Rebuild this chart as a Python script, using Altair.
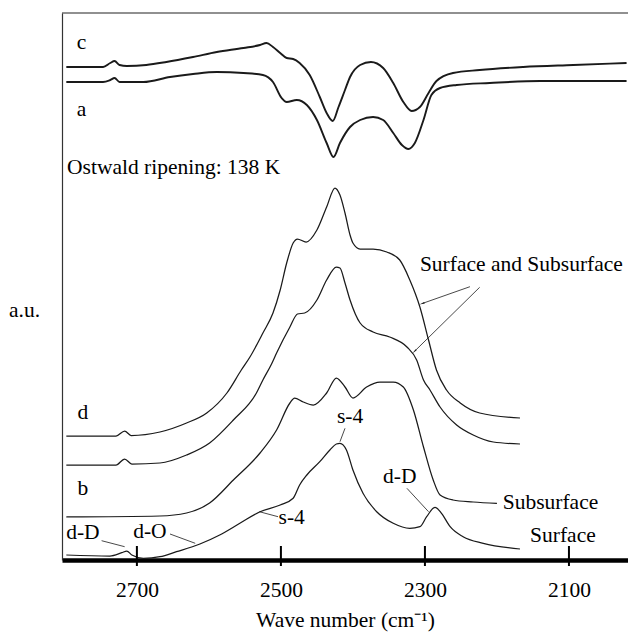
import altair as alt
import pandas as pd

FONT = "Liberation Serif"
INK = "#1a1a1a"

# ---- x axis ----
TICKS = [2700, 2500, 2300, 2100]

# ---- curve c (difference spectrum, top) ----
C_WN = [2798, 2747, 2737, 2731, 2724, 2714, 2687, 2659, 2622, 2589, 2552, 2529, 2520, 2511, 2501,
        2492, 2483, 2474, 2460, 2446, 2436.5, 2428, 2420, 2411, 2404, 2390, 2375, 2358, 2344, 2330,
        2318.5, 2307, 2295, 2284, 2261, 2224, 2163.5, 2094, 2020]
C_AU = [493, 493, 497, 499, 495, 494, 495, 498, 503, 508, 512, 515, 517, 513, 507,
        502, 501, 497, 485, 463, 447, 439, 453, 470, 483, 495, 498, 492, 477, 458,
        449, 453, 467, 479, 487, 490, 493, 495, 497]

# ---- curve a ----
A_WN = [2798, 2747, 2737, 2731, 2724, 2691, 2654, 2622, 2589, 2552, 2525, 2511, 2499, 2492, 2478,
        2464, 2450, 2436.5, 2427, 2418, 2404, 2390, 2372, 2358, 2344, 2332, 2323, 2314, 2302, 2291,
        2279, 2256, 2210, 2140, 2020]
A_AU = [478, 478, 480, 482, 478, 478, 483, 486, 488, 487, 485, 478, 462, 458, 460,
        455, 440, 417, 403, 417, 433, 440, 443, 440, 427, 415, 411, 417, 440, 465,
        472, 475, 477, 479, 479]

# ---- curve d (surface and subsurface, upper) ----
D1_WN = [2798, 2729, 2717, 2708, 2668, 2631, 2603, 2575, 2555, 2543, 2525, 2511, 2501, 2492, 2483,
         2477, 2465, 2450, 2436.5, 2425, 2418, 2411, 2404, 2400, 2390, 2372, 2353, 2335, 2321, 2307,
         2295, 2284, 2270, 2251, 2224, 2168]
D1_AU = [124, 124, 129, 124.5, 128, 137, 147, 167, 190, 203, 227, 247, 270, 297, 317,
         321, 318, 330, 353, 372, 365, 347, 325, 317, 311, 311, 308, 300, 280, 253,
         220, 190, 170, 157, 147, 142]

# ---- second surface-and-subsurface curve ----
D2_WN = [2798, 2729, 2717, 2707, 2668, 2631, 2599, 2566, 2534, 2525, 2513, 2506, 2487.5, 2477, 2467,
         2450, 2436.5, 2423, 2418, 2411, 2404, 2390, 2372, 2349, 2325, 2311.5, 2302, 2293, 2279, 2256,
         2233, 2205, 2168]
D2_AU = [95, 95, 101, 96, 97, 105, 117, 140, 167, 180, 196, 207, 233, 246, 247,
         260, 280, 293, 292, 277, 260, 237, 228, 223, 213, 200, 180, 170, 153, 135,
         125, 118, 116]

# ---- curve b (subsurface) ----
B_WN = [2798, 2668, 2631, 2599, 2566, 2529, 2506, 2487.5, 2481, 2469, 2455, 2436.5, 2423, 2411, 2400,
        2381, 2362.5, 2344, 2330, 2316, 2302, 2288.5, 2279, 2261, 2233, 2200]
B_AU = [43, 44, 47, 57, 80, 107, 130, 157, 162, 158, 155, 167, 182, 173, 162,
        173, 178, 178, 173, 150, 113, 80, 65, 60, 58, 56.5]

# ---- surface curve ----
S_WN = [2798, 2737.5, 2721, 2714, 2707, 2691, 2668, 2645, 2612.5, 2585, 2557, 2529, 2501, 2483, 2474,
        2464, 2446, 2432, 2423, 2418, 2409, 2400, 2386, 2367, 2344, 2321, 2307, 2297.6, 2286, 2277,
        2265, 2247, 2219, 2168]
S_AU = [5, 4, 7.3, 9, 5, 1.7, 3.3, 8.3, 16, 25, 36.7, 48.3, 55, 61.7, 75,
        85, 98.3, 110, 116, 116.7, 110, 90, 66.7, 48.3, 36.7, 31.7, 33.3, 43.3, 52.7, 46.7,
        33.3, 23.3, 16.7, 11]

# ---- leader lines ----
LEAD_ID = ["dD1", "dD1", "dO", "dO", "s4a", "s4a", "s4b", "s4b", "dD2", "dD2", "ar1", "ar1", "ar2", "ar2"]
LEAD_WN = [2749, 2717, 2654, 2619, 2504, 2530, 2411, 2418, 2325, 2295, 2237.5, 2303, 2224, 2314]
LEAD_AU = [19.3, 13.3, 26, 16.7, 43.3, 48.3, 131.7, 118.3, 71.7, 48.3, 273.3, 256.7, 272.7, 209]

# arrow heads
HEAD_WN = [2303, 2314]
HEAD_AU = [256.7, 209]
HEAD_ANGLE = [251, 226]

# ---- text labels ----
TXT = ["c", "a", "Ostwald ripening: 138 K", "d", "b", "d-D", "d-O", "s-4", "s-4", "d-D",
       "Subsurface", "Surface", "Surface and Subsurface"]
TXT_WN = [2777, 2777, 2797, 2775, 2775, 2775, 2682, 2485, 2404, 2335, 2192, 2154, 2307]
TXT_AU = [516.7, 450, 391.7, 146.7, 71, 26.7, 28.3, 41.7, 143.3, 82.7, 56.7, 24.3, 295]
TXT_ALIGN = ["center", "center", "left", "center", "center", "center", "center", "center", "center",
             "center", "left", "left", "left"]


def frame(name, wn, au):
    return pd.DataFrame({"series": name, "wn": wn, "au": au})


thick = pd.concat([frame("c", C_WN, C_AU), frame("a", A_WN, A_AU)])
thin = pd.concat([frame("d1", D1_WN, D1_AU), frame("d2", D2_WN, D2_AU),
                  frame("b", B_WN, B_AU), frame("s", S_WN, S_AU)])
leads = pd.DataFrame({"series": LEAD_ID, "wn": LEAD_WN, "au": LEAD_AU})
heads = pd.DataFrame({"wn": HEAD_WN, "au": HEAD_AU, "angle": HEAD_ANGLE})
texts = pd.DataFrame({"label": TXT, "wn": TXT_WN, "au": TXT_AU, "align": TXT_ALIGN})
ticks = pd.DataFrame({"wn": TICKS})
top = pd.DataFrame({"au": [547]})

X = alt.X("wn:Q",
          scale=alt.Scale(domain=[2018, 2804], reverse=True, nice=False, zero=False),
          axis=alt.Axis(values=TICKS, ticks=False, grid=False, format="d",
                        domainColor="black", domainWidth=4.5,
                        labelFont=FONT, labelFontSize=21.5, labelColor="black", labelPadding=19,
                        title="Wave number (cm\u207b\u00b9)", titleFont=FONT, titleFontSize=21.5,
                        titleFontWeight="normal", titleColor="black", titleBaseline="top", titleY=49))
Y = alt.Y("au:Q",
          scale=alt.Scale(domain=[0, 547], nice=False, zero=False),
          axis=alt.Axis(ticks=False, labels=False, grid=False, domainColor="#333", domainWidth=1.2,
                        title="a.u.", titleAngle=0, titleX=-38, titleY=297, titleAlign="center",
                        titleBaseline="middle", titleFont=FONT, titleFontSize=21.5,
                        titleFontWeight="normal", titleColor="black"))

l_thick = alt.Chart(thick).mark_line(color=INK, strokeWidth=1.9, interpolate="monotone").encode(
    x=X, y=Y, detail="series:N")
l_thin = alt.Chart(thin).mark_line(color=INK, strokeWidth=1.25, interpolate="monotone").encode(
    x=X, y=Y, detail="series:N")
l_lead = alt.Chart(leads).mark_line(color=INK, strokeWidth=0.8).encode(x=X, y=Y, detail="series:N")
l_head = alt.Chart(heads).mark_point(shape="wedge", filled=True, color=INK, size=40, opacity=1).encode(
    x=X, y=Y, angle=alt.Angle("angle:Q", scale=None))
l_ticks = alt.Chart(ticks).mark_rule(color="black", strokeWidth=2).encode(
    x=X, y=alt.datum(-6), y2=alt.datum(14))
l_top = alt.Chart(top).mark_rule(color="#222", strokeWidth=1.2).encode(y=Y)

t_center = alt.Chart(texts).transform_filter(alt.datum.align == "center").mark_text(
    font=FONT, fontSize=21.5, color="black", align="center", baseline="middle").encode(
    x=X, y=Y, text="label:N")
t_left = alt.Chart(texts).transform_filter(alt.datum.align == "left").mark_text(
    font=FONT, fontSize=21.5, color="black", align="left", baseline="middle").encode(
    x=X, y=Y, text="label:N")

chart = alt.layer(l_thin, l_thick, l_lead, l_head, l_ticks, l_top, t_center, t_left).properties(
    width=566, height=547,
    padding={"left": 62, "top": 13, "right": 0, "bottom": 73},
    autosize=alt.AutoSizeParams(type="none"),
    background="white",
).configure_view(stroke=None)

chart.save("out.html", embed_options={"renderer": "svg", "actions": False})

━━━━━━━━━━━━━━━━

- [Direction]
Transcribe the opening line of the listing above, please, and every line after it through the line with "TICKS = [2700, 2500, 2300, 2100]", word for word, without pictures.

- [Worked solution]
Rebuild this chart as a Python script, using Altair.
import altair as alt
import pandas as pd

FONT = "Liberation Serif"
INK = "#1a1a1a"

# ---- x axis ----
TICKS = [2700, 2500, 2300, 2100]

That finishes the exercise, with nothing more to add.